_Set exercise_:
Retype exactly the lines from the line containing "Give me the Chart.js source for this chart." through the line containing "Arial, Helvetica, sans-serif';", both included, and nothing more; skip the pictures.

Entries with chart source code:
════════════════════
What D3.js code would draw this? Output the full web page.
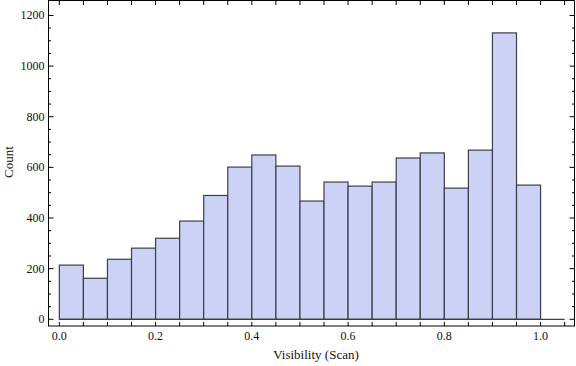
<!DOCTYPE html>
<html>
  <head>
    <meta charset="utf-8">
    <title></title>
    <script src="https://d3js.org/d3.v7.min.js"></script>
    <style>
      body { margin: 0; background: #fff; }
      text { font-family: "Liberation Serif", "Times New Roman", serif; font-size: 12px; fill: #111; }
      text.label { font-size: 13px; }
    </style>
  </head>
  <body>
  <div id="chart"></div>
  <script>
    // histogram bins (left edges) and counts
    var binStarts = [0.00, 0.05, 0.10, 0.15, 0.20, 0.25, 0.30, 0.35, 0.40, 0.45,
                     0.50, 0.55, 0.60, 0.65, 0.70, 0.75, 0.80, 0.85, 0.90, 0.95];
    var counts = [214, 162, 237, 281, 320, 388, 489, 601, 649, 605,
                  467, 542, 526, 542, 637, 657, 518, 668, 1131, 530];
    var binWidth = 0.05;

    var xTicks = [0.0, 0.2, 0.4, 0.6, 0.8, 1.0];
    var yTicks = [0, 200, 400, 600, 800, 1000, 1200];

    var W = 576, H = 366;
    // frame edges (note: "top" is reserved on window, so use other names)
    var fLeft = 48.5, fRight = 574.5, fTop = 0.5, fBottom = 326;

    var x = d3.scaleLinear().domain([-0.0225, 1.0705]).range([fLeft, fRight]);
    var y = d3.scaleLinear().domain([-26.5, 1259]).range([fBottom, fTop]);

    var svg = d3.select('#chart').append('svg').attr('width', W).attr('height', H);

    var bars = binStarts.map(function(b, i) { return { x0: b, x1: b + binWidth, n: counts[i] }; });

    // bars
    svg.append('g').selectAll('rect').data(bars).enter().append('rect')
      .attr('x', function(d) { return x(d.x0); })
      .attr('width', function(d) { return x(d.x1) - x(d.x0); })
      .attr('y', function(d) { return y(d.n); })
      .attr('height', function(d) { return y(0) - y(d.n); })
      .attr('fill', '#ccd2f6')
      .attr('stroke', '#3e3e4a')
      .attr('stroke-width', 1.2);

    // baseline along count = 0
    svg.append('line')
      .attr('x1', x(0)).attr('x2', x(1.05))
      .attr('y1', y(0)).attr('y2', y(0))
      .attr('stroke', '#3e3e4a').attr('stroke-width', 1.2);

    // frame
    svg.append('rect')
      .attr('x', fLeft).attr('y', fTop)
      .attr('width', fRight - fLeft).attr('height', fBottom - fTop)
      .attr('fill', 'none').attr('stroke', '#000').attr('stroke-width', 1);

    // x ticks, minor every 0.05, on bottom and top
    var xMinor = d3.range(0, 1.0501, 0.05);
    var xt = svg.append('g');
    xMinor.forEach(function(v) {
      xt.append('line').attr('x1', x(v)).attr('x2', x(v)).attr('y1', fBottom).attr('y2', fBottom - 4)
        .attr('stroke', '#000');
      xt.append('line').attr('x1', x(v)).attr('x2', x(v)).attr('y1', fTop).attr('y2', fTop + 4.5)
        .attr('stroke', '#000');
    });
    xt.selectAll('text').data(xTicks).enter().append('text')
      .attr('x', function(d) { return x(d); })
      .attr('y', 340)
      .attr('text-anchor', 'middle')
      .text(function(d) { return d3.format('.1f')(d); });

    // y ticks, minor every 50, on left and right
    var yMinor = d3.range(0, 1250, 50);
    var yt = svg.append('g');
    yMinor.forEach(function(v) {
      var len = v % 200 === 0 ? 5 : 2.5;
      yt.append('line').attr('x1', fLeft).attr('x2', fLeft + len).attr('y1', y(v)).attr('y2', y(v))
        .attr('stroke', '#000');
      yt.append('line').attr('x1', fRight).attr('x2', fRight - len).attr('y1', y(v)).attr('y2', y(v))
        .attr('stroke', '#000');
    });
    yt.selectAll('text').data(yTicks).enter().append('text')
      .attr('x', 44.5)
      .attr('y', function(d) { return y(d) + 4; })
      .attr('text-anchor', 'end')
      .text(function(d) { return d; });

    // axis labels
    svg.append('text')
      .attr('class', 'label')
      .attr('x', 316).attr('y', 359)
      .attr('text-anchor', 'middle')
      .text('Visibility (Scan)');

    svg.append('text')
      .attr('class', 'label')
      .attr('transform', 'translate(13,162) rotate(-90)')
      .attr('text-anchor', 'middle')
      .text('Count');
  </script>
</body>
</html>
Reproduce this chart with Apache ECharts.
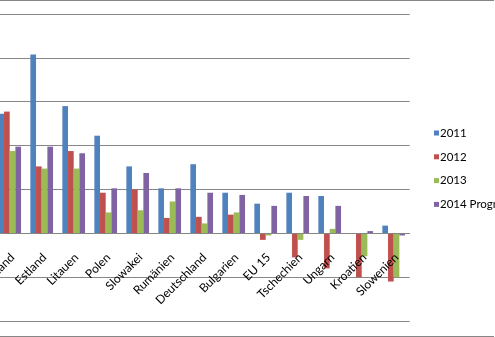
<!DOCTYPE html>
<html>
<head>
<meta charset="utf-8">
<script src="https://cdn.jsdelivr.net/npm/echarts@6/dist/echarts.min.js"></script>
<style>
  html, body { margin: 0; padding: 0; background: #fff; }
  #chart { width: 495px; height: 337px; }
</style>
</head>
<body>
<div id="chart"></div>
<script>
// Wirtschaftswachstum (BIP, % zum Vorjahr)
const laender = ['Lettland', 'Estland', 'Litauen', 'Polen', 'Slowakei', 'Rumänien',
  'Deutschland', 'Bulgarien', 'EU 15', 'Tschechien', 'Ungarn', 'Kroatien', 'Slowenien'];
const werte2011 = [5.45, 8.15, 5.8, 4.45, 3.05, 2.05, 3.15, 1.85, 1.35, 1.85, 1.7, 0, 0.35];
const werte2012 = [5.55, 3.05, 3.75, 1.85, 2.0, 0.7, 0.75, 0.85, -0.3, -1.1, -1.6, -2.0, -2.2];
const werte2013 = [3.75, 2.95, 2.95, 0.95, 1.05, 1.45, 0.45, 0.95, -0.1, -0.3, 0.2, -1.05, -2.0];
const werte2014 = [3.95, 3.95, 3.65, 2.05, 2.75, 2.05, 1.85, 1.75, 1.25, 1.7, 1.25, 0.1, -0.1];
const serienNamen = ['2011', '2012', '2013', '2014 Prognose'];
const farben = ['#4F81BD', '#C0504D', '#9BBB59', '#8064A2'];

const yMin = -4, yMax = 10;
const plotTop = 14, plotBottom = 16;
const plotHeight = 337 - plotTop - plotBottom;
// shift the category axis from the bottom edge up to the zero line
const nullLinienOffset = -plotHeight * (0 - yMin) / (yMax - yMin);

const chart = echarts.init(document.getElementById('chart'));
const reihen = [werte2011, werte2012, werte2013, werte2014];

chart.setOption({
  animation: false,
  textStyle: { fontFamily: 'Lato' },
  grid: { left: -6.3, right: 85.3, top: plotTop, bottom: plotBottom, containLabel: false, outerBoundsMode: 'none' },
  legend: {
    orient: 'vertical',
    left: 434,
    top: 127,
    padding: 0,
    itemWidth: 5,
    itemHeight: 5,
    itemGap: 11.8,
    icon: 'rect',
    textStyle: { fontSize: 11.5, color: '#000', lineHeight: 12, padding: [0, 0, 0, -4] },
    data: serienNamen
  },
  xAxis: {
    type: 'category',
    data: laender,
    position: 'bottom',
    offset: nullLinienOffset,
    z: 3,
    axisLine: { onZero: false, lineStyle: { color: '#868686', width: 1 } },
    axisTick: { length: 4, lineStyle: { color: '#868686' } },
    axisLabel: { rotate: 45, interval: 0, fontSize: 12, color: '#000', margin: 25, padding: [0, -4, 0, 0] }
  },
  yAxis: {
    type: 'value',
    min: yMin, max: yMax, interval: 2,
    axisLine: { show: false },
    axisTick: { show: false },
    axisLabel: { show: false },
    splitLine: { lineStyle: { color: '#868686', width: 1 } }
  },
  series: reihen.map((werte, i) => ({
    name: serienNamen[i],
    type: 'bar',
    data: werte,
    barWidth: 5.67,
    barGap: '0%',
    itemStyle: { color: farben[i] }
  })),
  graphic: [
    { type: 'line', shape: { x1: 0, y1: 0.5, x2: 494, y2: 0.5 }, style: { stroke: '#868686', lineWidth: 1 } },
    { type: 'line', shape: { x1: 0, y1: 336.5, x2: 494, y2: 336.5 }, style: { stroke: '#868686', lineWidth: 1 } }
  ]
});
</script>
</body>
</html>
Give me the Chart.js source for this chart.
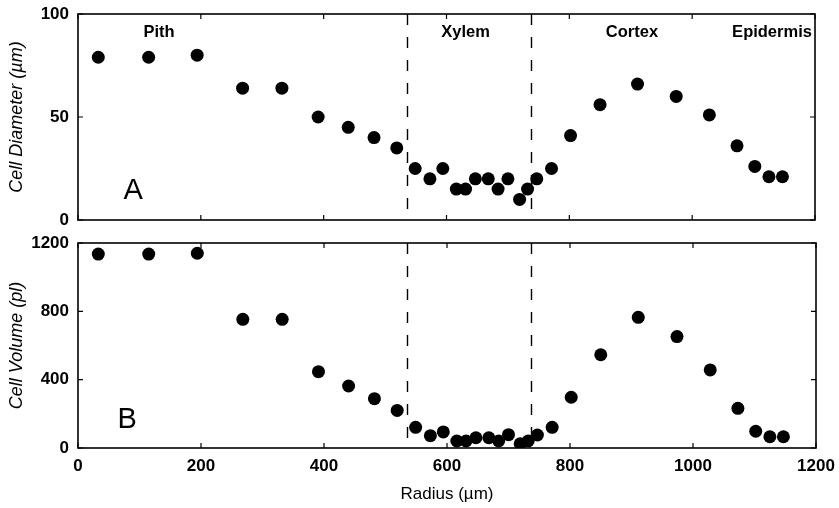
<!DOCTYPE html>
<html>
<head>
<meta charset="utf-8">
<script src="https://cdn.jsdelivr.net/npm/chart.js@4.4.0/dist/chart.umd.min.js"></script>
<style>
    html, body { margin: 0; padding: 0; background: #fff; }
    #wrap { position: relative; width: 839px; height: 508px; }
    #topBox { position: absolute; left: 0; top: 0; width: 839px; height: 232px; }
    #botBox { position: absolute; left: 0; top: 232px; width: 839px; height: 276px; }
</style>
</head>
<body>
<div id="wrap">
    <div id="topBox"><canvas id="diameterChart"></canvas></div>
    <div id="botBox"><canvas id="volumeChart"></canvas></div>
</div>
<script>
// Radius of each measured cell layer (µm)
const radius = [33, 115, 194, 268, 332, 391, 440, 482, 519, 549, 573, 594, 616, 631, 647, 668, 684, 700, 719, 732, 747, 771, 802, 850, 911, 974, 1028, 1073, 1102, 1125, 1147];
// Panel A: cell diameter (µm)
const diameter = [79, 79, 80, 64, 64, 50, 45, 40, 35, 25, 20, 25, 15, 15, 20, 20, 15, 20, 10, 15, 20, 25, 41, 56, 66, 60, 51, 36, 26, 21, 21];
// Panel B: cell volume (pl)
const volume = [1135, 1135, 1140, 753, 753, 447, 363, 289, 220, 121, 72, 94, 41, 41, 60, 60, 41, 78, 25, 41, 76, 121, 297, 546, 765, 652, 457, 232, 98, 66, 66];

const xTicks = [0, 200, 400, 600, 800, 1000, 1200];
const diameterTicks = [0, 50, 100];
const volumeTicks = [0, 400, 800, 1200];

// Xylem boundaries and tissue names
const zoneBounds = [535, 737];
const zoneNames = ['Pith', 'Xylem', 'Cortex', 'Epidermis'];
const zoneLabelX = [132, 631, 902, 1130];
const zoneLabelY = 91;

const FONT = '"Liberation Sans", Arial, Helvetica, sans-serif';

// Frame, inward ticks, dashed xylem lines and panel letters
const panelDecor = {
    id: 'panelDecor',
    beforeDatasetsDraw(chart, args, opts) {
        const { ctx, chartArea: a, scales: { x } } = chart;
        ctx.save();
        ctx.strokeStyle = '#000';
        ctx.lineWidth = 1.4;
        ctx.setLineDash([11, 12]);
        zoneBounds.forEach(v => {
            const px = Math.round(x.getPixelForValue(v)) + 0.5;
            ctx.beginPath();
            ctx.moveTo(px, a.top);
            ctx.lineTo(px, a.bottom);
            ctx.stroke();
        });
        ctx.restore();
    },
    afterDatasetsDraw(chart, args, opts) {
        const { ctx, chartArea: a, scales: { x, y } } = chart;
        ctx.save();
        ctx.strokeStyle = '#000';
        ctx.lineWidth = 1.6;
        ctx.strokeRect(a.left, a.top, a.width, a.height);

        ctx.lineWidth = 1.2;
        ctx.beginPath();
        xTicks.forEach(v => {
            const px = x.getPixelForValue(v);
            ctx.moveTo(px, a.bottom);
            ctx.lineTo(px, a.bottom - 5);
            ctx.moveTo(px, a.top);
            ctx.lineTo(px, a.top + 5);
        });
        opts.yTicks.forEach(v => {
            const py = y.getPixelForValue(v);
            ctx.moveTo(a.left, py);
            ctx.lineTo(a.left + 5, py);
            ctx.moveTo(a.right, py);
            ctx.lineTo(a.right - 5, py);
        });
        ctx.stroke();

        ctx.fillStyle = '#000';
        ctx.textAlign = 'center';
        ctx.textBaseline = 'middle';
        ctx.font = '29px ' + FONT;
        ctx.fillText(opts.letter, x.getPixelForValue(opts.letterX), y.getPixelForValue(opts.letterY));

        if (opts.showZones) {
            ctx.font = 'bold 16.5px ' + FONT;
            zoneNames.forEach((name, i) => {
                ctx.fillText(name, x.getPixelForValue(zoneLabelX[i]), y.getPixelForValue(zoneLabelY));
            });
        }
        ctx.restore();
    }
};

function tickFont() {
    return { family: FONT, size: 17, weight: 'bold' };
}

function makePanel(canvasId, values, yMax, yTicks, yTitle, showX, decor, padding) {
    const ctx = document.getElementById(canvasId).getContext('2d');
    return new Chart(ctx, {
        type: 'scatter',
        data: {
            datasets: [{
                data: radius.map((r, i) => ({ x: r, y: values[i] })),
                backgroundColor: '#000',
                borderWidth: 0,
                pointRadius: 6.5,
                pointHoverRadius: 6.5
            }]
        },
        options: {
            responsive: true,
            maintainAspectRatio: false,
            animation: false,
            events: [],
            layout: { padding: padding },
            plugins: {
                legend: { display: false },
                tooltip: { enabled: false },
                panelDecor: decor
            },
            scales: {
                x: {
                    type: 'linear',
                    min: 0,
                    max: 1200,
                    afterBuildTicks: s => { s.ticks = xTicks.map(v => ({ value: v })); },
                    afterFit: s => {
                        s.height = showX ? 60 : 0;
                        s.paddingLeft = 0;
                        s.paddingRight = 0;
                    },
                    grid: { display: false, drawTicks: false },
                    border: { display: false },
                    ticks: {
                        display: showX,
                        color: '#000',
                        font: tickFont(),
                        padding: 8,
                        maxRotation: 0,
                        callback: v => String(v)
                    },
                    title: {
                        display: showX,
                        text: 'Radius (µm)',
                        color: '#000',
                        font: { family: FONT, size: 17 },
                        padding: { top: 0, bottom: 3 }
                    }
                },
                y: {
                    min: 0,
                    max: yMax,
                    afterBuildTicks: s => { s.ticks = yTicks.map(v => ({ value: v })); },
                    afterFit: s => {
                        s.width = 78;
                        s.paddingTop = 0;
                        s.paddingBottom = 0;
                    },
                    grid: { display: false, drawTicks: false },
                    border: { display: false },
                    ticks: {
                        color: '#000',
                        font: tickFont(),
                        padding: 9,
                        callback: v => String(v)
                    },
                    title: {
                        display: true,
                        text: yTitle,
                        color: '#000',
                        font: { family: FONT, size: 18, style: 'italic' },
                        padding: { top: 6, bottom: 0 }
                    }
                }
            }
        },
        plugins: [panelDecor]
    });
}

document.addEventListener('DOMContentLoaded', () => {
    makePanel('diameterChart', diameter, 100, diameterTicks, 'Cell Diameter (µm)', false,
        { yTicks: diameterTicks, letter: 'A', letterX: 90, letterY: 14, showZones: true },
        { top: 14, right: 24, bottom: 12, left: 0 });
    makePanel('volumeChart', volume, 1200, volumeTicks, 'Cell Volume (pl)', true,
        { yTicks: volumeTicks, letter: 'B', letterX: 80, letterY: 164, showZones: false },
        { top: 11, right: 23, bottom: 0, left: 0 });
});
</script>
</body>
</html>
════════════════════
_Correct response_:
Give me the Chart.js source for this chart.
<!DOCTYPE html>
<html>
<head>
<meta charset="utf-8">
<script src="https://cdn.jsdelivr.net/npm/chart.js@4.4.0/dist/chart.umd.min.js"></script>
<style>
    html, body { margin: 0; padding: 0; background: #fff; }
    #wrap { position: relative; width: 839px; height: 508px; }
    #topBox { position: absolute; left: 0; top: 0; width: 839px; height: 232px; }
    #botBox { position: absolute; left: 0; top: 232px; width: 839px; height: 276px; }
</style>
</head>
<body>
<div id="wrap">
    <div id="topBox"><canvas id="diameterChart"></canvas></div>
    <div id="botBox"><canvas id="volumeChart"></canvas></div>
</div>
<script>
// Radius of each measured cell layer (µm)
const radius = [33, 115, 194, 268, 332, 391, 440, 482, 519, 549, 573, 594, 616, 631, 647, 668, 684, 700, 719, 732, 747, 771, 802, 850, 911, 974, 1028, 1073, 1102, 1125, 1147];
// Panel A: cell diameter (µm)
const diameter = [79, 79, 80, 64, 64, 50, 45, 40, 35, 25, 20, 25, 15, 15, 20, 20, 15, 20, 10, 15, 20, 25, 41, 56, 66, 60, 51, 36, 26, 21, 21];
// Panel B: cell volume (pl)
const volume = [1135, 1135, 1140, 753, 753, 447, 363, 289, 220, 121, 72, 94, 41, 41, 60, 60, 41, 78, 25, 41, 76, 121, 297, 546, 765, 652, 457, 232, 98, 66, 66];

const xTicks = [0, 200, 400, 600, 800, 1000, 1200];
const diameterTicks = [0, 50, 100];
const volumeTicks = [0, 400, 800, 1200];

// Xylem boundaries and tissue names
const zoneBounds = [535, 737];
const zoneNames = ['Pith', 'Xylem', 'Cortex', 'Epidermis'];
const zoneLabelX = [132, 631, 902, 1130];
const zoneLabelY = 91;

const FONT = '"Liberation Sans", Arial, Helvetica, sans-serif';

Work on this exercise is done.